Former councillor and budget chief wants to usher in a new era of transparency at City Hall.
“Toronto is facing serious challenges. It’s not only transit gridlock, but also political gridlock.”
David Soknacki thinks he is the candidate who can help break that logjam. The 59 year old former city councillor from Scarborough—a conservative who was also David Miller’s pragmatic choice for budget chief, and who currently runs the spice company he founded nearly 30 years ago—is now officially running for mayor. The theme of his campaign on its first day: I am the sensible guy who can keep it together.
He didn’t need to utter the words “Rob Ford” for the message to be clear.
“If we’re going to change our city for the better we need to have levelheaded, practical, and productive leadership,” Soknacki said. “The first step in bringing a new, positive agenda to Toronto, and bringing responsible management to the office of the mayor, is to be transparent, so the public can see clearly that City Hall is operating with the standards that they expect and that they deserve.”
To that end, Soknacki launched his campaign not with soaring rhetoric, pithy slogans, or detailed policy pronouncements, but with some promises regarding the ethics of his mayoral bid. Among them:
- Pre-emptively disclosing campaign donations. Candidates must by law disclose all donors who contribute more than $100; that information is made public a few months after an election is held. Many candidates voluntarily disclose their donor lists just prior to election day; in 2010 this included Rob Ford and Joe Pantalone. Soknacki’s promise on this issue, therefore, isn’t breaking major new ground, though he is promising to release information as he goes—with quarterly in March and June, and then real-time updates as of Labour Day—rather than doing one big release of information right before we head to the polls.
- Disclosing any meetings with lobbyists during the campaign period. (Legally, this only needs to be reported once someone has been elected.)
- If elected, Soknacki says he’ll have an arms-length relationship with his own business. Given the nature of that business he says its unlikely anyone would have worries about conflicts of interest, but he adds, “Torontonians have a right to expect that my business headquarters will not be used as a private city hall by myself, my friends, or my political allies.” The suggestion that other mayors with large private businesses might do so was unspoken but clear.

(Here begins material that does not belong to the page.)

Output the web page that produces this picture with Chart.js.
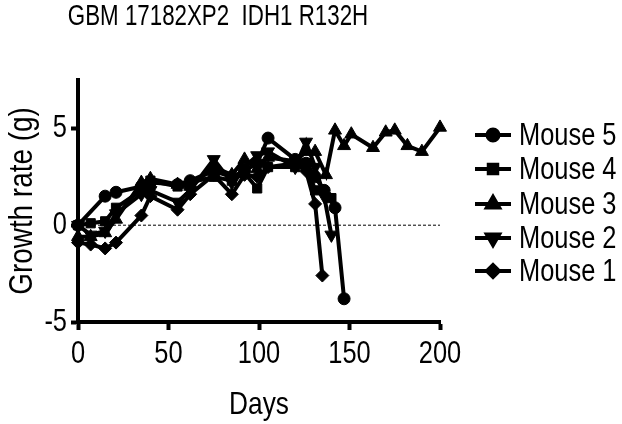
<!DOCTYPE html>
<html>
<head>
<meta charset="utf-8">
<script src="https://cdn.jsdelivr.net/npm/chart.js@4.4.1/dist/chart.umd.min.js"></script>
<style>
html,body{margin:0;padding:0;background:#fff;}
#wrap{width:622px;height:424px;}
</style>
</head>
<body>
<div id="wrap"><canvas id="c" width="622" height="424"></canvas></div>
<script>
const FONT = "'Liberation Sans', Arial, sans-serif";
let NARROW = 0.82; // horizontal condensing to mimic a narrow sans face

const titleText = "GBM 17182XP2  IDH1 R132H";
const xTitle = "Days";
const yTitle = "Growth rate (g)";
const xTicks = [0, 50, 100, 150, 200];
const yTicks = [-5, 0, 5];

const seriesNames = ["Mouse 5", "Mouse 4", "Mouse 3", "Mouse 2", "Mouse 1"];

const days5 = [0, 15, 21, 35, 40, 55, 62, 75, 85, 92, 99, 105, 120, 126, 131, 136, 142, 147];
const mouse5 = [0, 1.5, 1.7, 2.0, 2.2, 2.1, 2.3, 2.8, 2.5, 2.8, 3.2, 4.5, 3.4, 3.2, 2.5, 1.8, 0.9, -3.8];

const days4 = [0, 7, 15, 21, 35, 40, 55, 62, 75, 85, 92, 99, 105, 120, 126, 131, 140];
const mouse4 = [0, 0.1, 0.2, 0.9, 1.8, 2.3, 2.0, 2.2, 2.5, 2.3, 2.7, 1.9, 3.0, 3.0, 3.2, 1.8, 1.4];

const days3 = [0, 7, 15, 21, 35, 40, 55, 62, 75, 85, 92, 99, 105, 120, 126, 131, 137, 142, 147, 151, 163, 170, 175, 182, 190, 200];
const mouse3 = [-0.6, -0.6, -0.4, 0.3, 2.2, 2.4, 2.1, 2.0, 3.0, 2.6, 3.4, 2.9, 3.5, 3.3, 3.8, 3.8, 2.6, 4.9, 4.1, 4.7, 4.0, 4.8, 4.9, 4.1, 3.8, 5.05];

const days2 = [0, 7, 15, 21, 35, 40, 55, 62, 75, 85, 92, 99, 105, 120, 126, 131, 136, 140];
const mouse2 = [0, -0.5, -0.3, 0.6, 1.6, 1.8, 1.2, 1.8, 3.4, 2.2, 3.0, 3.6, 3.8, 3.0, 4.3, 3.0, 1.5, -0.5];

const days1 = [0, 7, 15, 21, 35, 40, 55, 62, 75, 85, 92, 99, 105, 120, 126, 131, 135];
const mouse1 = [-0.9, -1.0, -1.2, -0.9, 0.5, 1.5, 0.8, 1.6, 2.6, 1.6, 2.6, 2.5, 3.0, 3.2, 2.8, 1.1, -2.6];

const zeroLineX = [0, 200];
const zeroLineY = [0, 0];

const pts = (xs, ys) => xs.map((x, i) => ({x: x, y: ys[i]}));

const markers = [
  {style: 'circle', rot: 0, r: 6},
  {style: 'rect', rot: 0, r: 6.5},
  {style: 'triangle', rot: 0, r: 7.5},
  {style: 'triangle', rot: 180, r: 7.5},
  {style: 'rectRot', rot: 0, r: 6.5}
];
const allDays = [days5, days4, days3, days2, days1];
const allVals = [mouse5, mouse4, mouse3, mouse2, mouse1];

const datasets = seriesNames.map((name, i) => ({
  label: name,
  data: pts(allDays[i], allVals[i]),
  borderColor: '#000',
  backgroundColor: '#000',
  borderWidth: 4,
  pointStyle: markers[i].style,
  pointRotation: markers[i].rot,
  pointRadius: markers[i].r,
  pointBorderWidth: 1,
  tension: 0,
  clip: false,
  order: 1
}));
datasets.push({
  label: '__zero',
  data: pts(zeroLineX, zeroLineY),
  borderColor: '#000',
  borderWidth: 1,
  borderDash: [3, 2],
  pointRadius: 0,
  order: 10
});

const canvas = document.getElementById('c');
const c2d = canvas.getContext('2d');
const origFill = c2d.fillText.bind(c2d);
c2d.fillText = function (t, x, y) {
  this.save();
  this.translate(x, y);
  this.scale(NARROW, 1);
  origFill(t, 0, 0);
  this.restore();
};

const legendPlugin = {
  id: 'customLegend',
  afterDraw(chart) {
    const ctx = chart.ctx;
    ctx.save();
    ctx.fillStyle = '#000';
    ctx.font = "29px " + FONT;
    ctx.textAlign = 'center';
    ctx.textBaseline = 'middle';
    const keep = NARROW;
    NARROW = 0.77;
    ctx.fillText(titleText, 218, 17);
    NARROW = keep;
    const rows = [135, 169, 204, 238, 271];
    chart.data.datasets.forEach((ds, i) => {
      if (ds.label === '__zero') return;
      const y = rows[i];
      ctx.strokeStyle = '#000';
      ctx.lineWidth = 4;
      ctx.beginPath();
      ctx.moveTo(475, y);
      ctx.lineTo(511, y);
      ctx.stroke();
      ctx.fillStyle = '#000';
      Chart.helpers.drawPoint(ctx, {
        pointStyle: ds.pointStyle,
        rotation: ds.pointRotation,
        radius: ds.pointRadius - 0.5,
        borderWidth: 1
      }, 493, y);
      ctx.fillStyle = '#000';
      ctx.font = "31px " + FONT;
      ctx.textAlign = 'left';
      ctx.textBaseline = 'middle';
      ctx.fillText(ds.label, 519, y + 1);
    });
    ctx.restore();
  }
};

new Chart(canvas, {
  type: 'line',
  data: {datasets: datasets},
  options: {
    responsive: false,
    devicePixelRatio: 1,
    animation: false,
    layout: {padding: {top: 80, right: 182, left: 0, bottom: 0}},
    plugins: {legend: {display: false}, title: {display: false}, tooltip: {enabled: false}},
    scales: {
      x: {
        type: 'linear',
        min: 0, max: 200,
        afterFit: s => { s.height = 102; },
        afterBuildTicks: s => { s.ticks = xTicks.map(v => ({value: v})); },
        grid: {display: true, drawOnChartArea: false, drawTicks: true, tickLength: 8, tickWidth: 4, tickColor: '#000'},
        border: {display: true, width: 4, color: '#000'},
        ticks: {color: '#000', font: {family: FONT, size: 31}, padding: 6, maxRotation: 0, autoSkip: false},
        title: {display: true, text: xTitle, color: '#000', font: {family: FONT, size: 32}, padding: {top: 0, bottom: 0}}
      },
      y: {
        type: 'linear',
        min: -5, max: 7.5,
        afterFit: s => { s.width = 78; },
        afterBuildTicks: s => { s.ticks = yTicks.map(v => ({value: v})); },
        grid: {display: true, drawOnChartArea: false, drawTicks: true, tickLength: 7, tickWidth: 4, tickColor: '#000'},
        border: {display: true, width: 4, color: '#000'},
        ticks: {color: '#000', font: {family: FONT, size: 31}, padding: 4, autoSkip: false},
        title: {display: true, text: yTitle, color: '#000', font: {family: FONT, size: 34}, padding: {top: 2, bottom: 0}}
      }
    }
  },
  plugins: [legendPlugin]
});
</script>
</body>
</html>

- If elected, maintaining and publishing a detailed schedule, so that “citizens, reporters, and watchdog organizations will never have to make freedom of information requests to access this information ever again.” Once more, the implied contrast with Ford was clear.
Soknacki quickly acknowledged that he’ll have an uphill climb—most Torontonians haven’t heard of or don’t remember him—but maintains that in a 10 month campaign, it’s certainly possible. (There’s some precedent for this: a little-known councillor named David Miller was polling in the single digits when he launched his run for mayor in 2003.) The silver lining his campaign staff is counting on: analysis of existing polls shows that of the people who have heard of Soknacki, a significant percentage of them like him and would consider voting for him.
At the end of his press conference came a question that seemed to take Soknacki by surprise. “Have you ever smoked crack cocaine?” asked the Sun‘s Don Peat. Soknaski’s answer: “Zero. No.” And then: “No, I’m not nearly that interesting.”
It’s not usually a good sales pitch. But in Toronto in 2014, it actually has a shot.